More Channels Does Not Automatically Mean More Control

As digital commerce options expand, many wholesale and retail businesses feel pressure to be present everywhere:

  • B2B ecommerce
  • Direct-to-consumer (D2C)
  • Online marketplaces
  • Sales agents and offline channels

While each channel offers growth potential, expanding across multiple fronts simultaneously can introduce operational strain faster than revenue gains.

Growth without sequencing often reduces control.

Different Channels Create Different Operational Pressures

Each channel operates with distinct expectations and workflows.

Wholesale (B2B)

  • Customer-specific pricing
  • Credit terms and negotiated agreements
  • Bulk orders
  • Account-based relationships
  • ERP-dependent processes

Direct-to-Consumer (D2C)

  • Individual transactions at higher volume
  • Rapid fulfilment expectations
  • Returns handling
  • Consumer-grade customer service
  • Marketing-driven demand spikes

Marketplaces

  • Strict service-level requirements
  • Competitive pricing pressure
  • Platform rules and penalties
  • External control over customer experience
  • Complex inventory synchronisation

Managing one of these environments is challenging. Managing all simultaneously multiplies complexity.

Why Expanding Too Quickly Dilutes Control

Operational systems — particularly ERP, fulfilment, and customer service — have finite capacity.

When multiple channels scale at once:

  • Stock allocation becomes harder to manage
  • Pricing consistency is harder to maintain
  • Service teams face unpredictable workloads
  • Systems experience increased transaction volume
  • Exception handling increases

Without deliberate sequencing, businesses may find themselves reacting to problems rather than executing strategy.

Commercial Strategy Should Drive Channel Order

Channel expansion is not just a technical decision.

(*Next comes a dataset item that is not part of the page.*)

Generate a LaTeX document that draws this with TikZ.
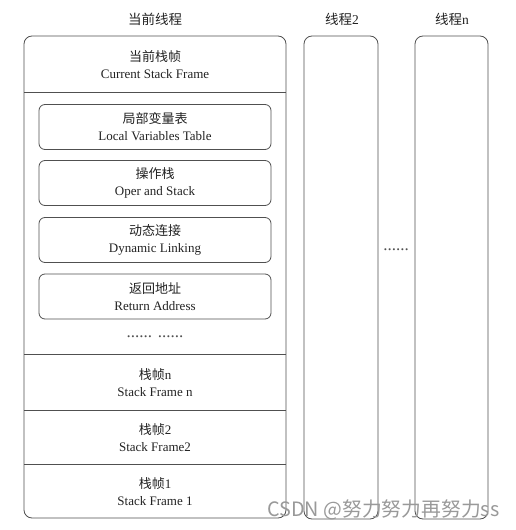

It is a commercial one.

Key considerations include:

  • Which channel aligns best with existing strengths?
  • Which introduces the least operational disruption?
  • Which delivers the most predictable revenue?
  • Which requires the least structural change?

Answering these questions helps determine the most sustainable order of expansion.

Sustainable Growth Follows a Deliberate Path

Successful omnichannel businesses often expand in stages rather than launching everything simultaneously.

A typical progression might involve:

  • Strengthening core wholesale operations
  • Introducing D2C where fulfilment and support capacity allow
  • Adding marketplaces once stock visibility and pricing control are robust

This staged approach allows systems and teams to adapt gradually.

Each new channel builds on stable foundations rather than competing for attention and resources.

The Risk of Enthusiasm-Driven Expansion

Digital initiatives are often driven by opportunity — a new marketplace opens, competitors launch D2C, customer demand appears.

While responsiveness is valuable, enthusiasm-driven expansion can outpace operational readiness.

Consequences may include:

  • Overselling due to stock inconsistencies
  • Pricing conflicts across channels
  • Service delays damaging customer relationships
  • Increased returns and disputes
  • Internal stress on teams

These issues can undermine the very growth the new channels were meant to achieve.

Sequencing Protects ERP Stability

ERP systems sit at the centre of stock, pricing, and order management.

Rapid multi-channel expansion increases the load on ERP integrations and data flows.

A sequenced approach allows:

  • Validation of integration behaviour
  • Adjustment of processes before scaling further
  • Monitoring of performance under increased volume
  • Controlled refinement of pricing and allocation rules

This reduces the likelihood that growth destabilises core operations.

Coordination Between Commercial and Operational Teams

Effective channel sequencing requires collaboration across departments:

  • Sales and marketing define demand opportunities
  • Operations assess fulfilment capacity
  • Finance evaluates margin implications
  • Technology teams ensure system readiness

When decisions are made in isolation, misalignment can lead to avoidable friction.

A coordinated approach aligns commercial ambition with operational reality.

Conclusion

Not every sales channel needs to grow at the same pace.

Wholesale, D2C, and marketplaces place distinct demands on stock management, pricing governance, service teams, and systems.

Expanding across too many fronts simultaneously can dilute control and increase risk.

Sustainable omnichannel growth typically follows a deliberate sequence — prioritising stability, capacity, and long-term operational coherence over short-term enthusiasm.